*Given request*: Your task is to copy the listing exactly, with the pictures left out.
## BEGIN Given data
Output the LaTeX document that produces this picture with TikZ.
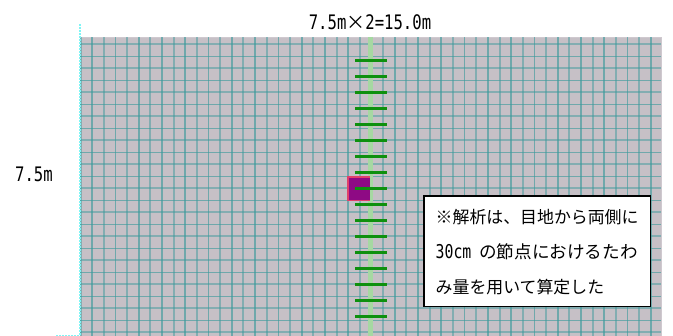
\documentclass[tikz,border=0pt]{standalone}
\usepackage{fontspec}
\newfontfamily\cjk{Noto Sans CJK JP}
\newfontfamily\latn[FakeStretch=0.78]{DejaVu Sans Mono}
\definecolor{plate}{HTML}{C6C0C6}
\definecolor{gridc}{HTML}{3A9A9C}
\definecolor{jointc}{HTML}{A6D8A2}
\definecolor{tickc}{HTML}{0E900E}
\definecolor{cyanc}{HTML}{7FF5F5}
\definecolor{loadc}{HTML}{8E0A84}
\definecolor{loadb}{HTML}{E0406A}
\tikzset{
  gridline/.style={draw=gridc,line width=1.7pt,opacity=0.62},
  gridlight/.style={draw=gridc,line width=2pt,opacity=0.48},
  tick/.style={draw=tickc,line width=2.3pt},
  label/.style={inner sep=0pt,font=\fontsize{20}{24}\selectfont},
  noteline/.style={inner sep=0pt,anchor=west,font=\fontsize{16.9}{20}\selectfont\cjk}
}
\begin{document}
\begin{tikzpicture}[x=1pt,y=-1pt]
\useasboundingbox (0,0) rectangle (673,336);
\fill[plate] (80,37.5) rectangle (661,336);
\draw[plate!85!white,line width=0.8pt] (80,37.5) -- (661,37.5) -- (661,336);
% grid: vertical lines
\foreach \n in {0,...,49} {
  \pgfmathsetmacro{\xx}{80.5+11.64*\n}
  \pgfmathtruncatemacro{\odd}{mod(\n,2)}
  \ifnum\odd=0
    \draw[gridlight] (\xx,37.5) -- (\xx,336);
  \else
    \draw[gridline] (\xx,37.5) -- (\xx,336);
  \fi
}
% grid: horizontal lines
\foreach \n in {0,...,24} {
  \pgfmathsetmacro{\yy}{44.5+12*\n}
  \pgfmathtruncatemacro{\odd}{mod(\n,2)}
  \ifnum\odd=0
    \draw[gridlight] (80,\yy) -- (661,\yy);
  \else
    \draw[gridline] (80,\yy) -- (661,\yy);
  \fi
}
% cyan edge marks
\draw[cyanc,line width=2.4pt,dash pattern=on 2pt off 1pt] (80,24) -- (80,336);
\draw[cyanc,line width=1.4pt,dash pattern=on 2pt off 1pt] (56,335.3) -- (80,335.3);
% joint
\draw[jointc,line width=4.4pt] (370.3,37) -- (370.3,336);
% load plate
\fill[loadc] (348,177) rectangle (369.5,200.3);
\draw[loadb,line width=1.2pt] (369.5,177) -- (348,177) -- (348,200.3) -- (369.5,200.3);
% node ticks
\foreach \n in {0,...,16} {
  \pgfmathsetmacro{\yy}{60.5+16*\n}
  \draw[tick] (355,\yy) -- (387,\yy);
}
% labels
\node[label] (span) at (370,22) {\latn 7.5m\makebox[19pt]{\cjk\fontsize{19}{24}\selectfont ×}2=15.0m};
\node[label] (depth) at (34,174) {\latn 7.5m};
% note
\node[draw=black,line width=1.5pt,fill=white,minimum width=226.5pt,minimum height=110.5pt,inner sep=0pt] (note) at (537,251.3) {};
\node[noteline] (l1) at (435.5,217) {※解析は、目地から両側に};
\node[noteline] (l2a) at (435.5,252) {\latn\fontsize{19}{20}\selectfont 30cm};
\node[noteline] (l2b) at (479,252) {\fontsize{17.6}{20}\selectfont の節点におけるたわ};
\node[noteline] (l3) at (435.5,287) {み量を用いて算定した};
\end{tikzpicture}
\end{document}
## END Given data
*Exercise output*:
Output the LaTeX document that produces this picture with TikZ.
\documentclass[tikz,border=0pt]{standalone}
\usepackage{fontspec}
\newfontfamily\cjk{Noto Sans CJK JP}
\newfontfamily\latn[FakeStretch=0.78]{DejaVu Sans Mono}
\definecolor{plate}{HTML}{C6C0C6}
\definecolor{gridc}{HTML}{3A9A9C}
\definecolor{jointc}{HTML}{A6D8A2}
\definecolor{tickc}{HTML}{0E900E}
\definecolor{cyanc}{HTML}{7FF5F5}
\definecolor{loadc}{HTML}{8E0A84}
\definecolor{loadb}{HTML}{E0406A}
\tikzset{
  gridline/.style={draw=gridc,line width=1.7pt,opacity=0.62},
  gridlight/.style={draw=gridc,line width=2pt,opacity=0.48},
  tick/.style={draw=tickc,line width=2.3pt},
  label/.style={inner sep=0pt,font=\fontsize{20}{24}\selectfont},
  noteline/.style={inner sep=0pt,anchor=west,font=\fontsize{16.9}{20}\selectfont\cjk}
}
\begin{document}
\begin{tikzpicture}[x=1pt,y=-1pt]
\useasboundingbox (0,0) rectangle (673,336);
\fill[plate] (80,37.5) rectangle (661,336);
\draw[plate!85!white,line width=0.8pt] (80,37.5) -- (661,37.5) -- (661,336);
% grid: vertical lines
\foreach \n in {0,...,49} {
  \pgfmathsetmacro{\xx}{80.5+11.64*\n}
  \pgfmathtruncatemacro{\odd}{mod(\n,2)}
  \ifnum\odd=0
    \draw[gridlight] (\xx,37.5) -- (\xx,336);
  \else
    \draw[gridline] (\xx,37.5) -- (\xx,336);
  \fi
}
% grid: horizontal lines
\foreach \n in {0,...,24} {
  \pgfmathsetmacro{\yy}{44.5+12*\n}
  \pgfmathtruncatemacro{\odd}{mod(\n,2)}
  \ifnum\odd=0
    \draw[gridlight] (80,\yy) -- (661,\yy);
  \else
    \draw[gridline] (80,\yy) -- (661,\yy);
  \fi
}
% cyan edge marks
\draw[cyanc,line width=2.4pt,dash pattern=on 2pt off 1pt] (80,24) -- (80,336);
\draw[cyanc,line width=1.4pt,dash pattern=on 2pt off 1pt] (56,335.3) -- (80,335.3);
% joint
\draw[jointc,line width=4.4pt] (370.3,37) -- (370.3,336);
% load plate
\fill[loadc] (348,177) rectangle (369.5,200.3);
\draw[loadb,line width=1.2pt] (369.5,177) -- (348,177) -- (348,200.3) -- (369.5,200.3);
% node ticks
\foreach \n in {0,...,16} {
  \pgfmathsetmacro{\yy}{60.5+16*\n}
  \draw[tick] (355,\yy) -- (387,\yy);
}
% labels
\node[label] (span) at (370,22) {\latn 7.5m\makebox[19pt]{\cjk\fontsize{19}{24}\selectfont ×}2=15.0m};
\node[label] (depth) at (34,174) {\latn 7.5m};
% note
\node[draw=black,line width=1.5pt,fill=white,minimum width=226.5pt,minimum height=110.5pt,inner sep=0pt] (note) at (537,251.3) {};
\node[noteline] (l1) at (435.5,217) {※解析は、目地から両側に};
\node[noteline] (l2a) at (435.5,252) {\latn\fontsize{19}{20}\selectfont 30cm};
\node[noteline] (l2b) at (479,252) {\fontsize{17.6}{20}\selectfont の節点におけるたわ};
\node[noteline] (l3) at (435.5,287) {み量を用いて算定した};
\end{tikzpicture}
\end{document}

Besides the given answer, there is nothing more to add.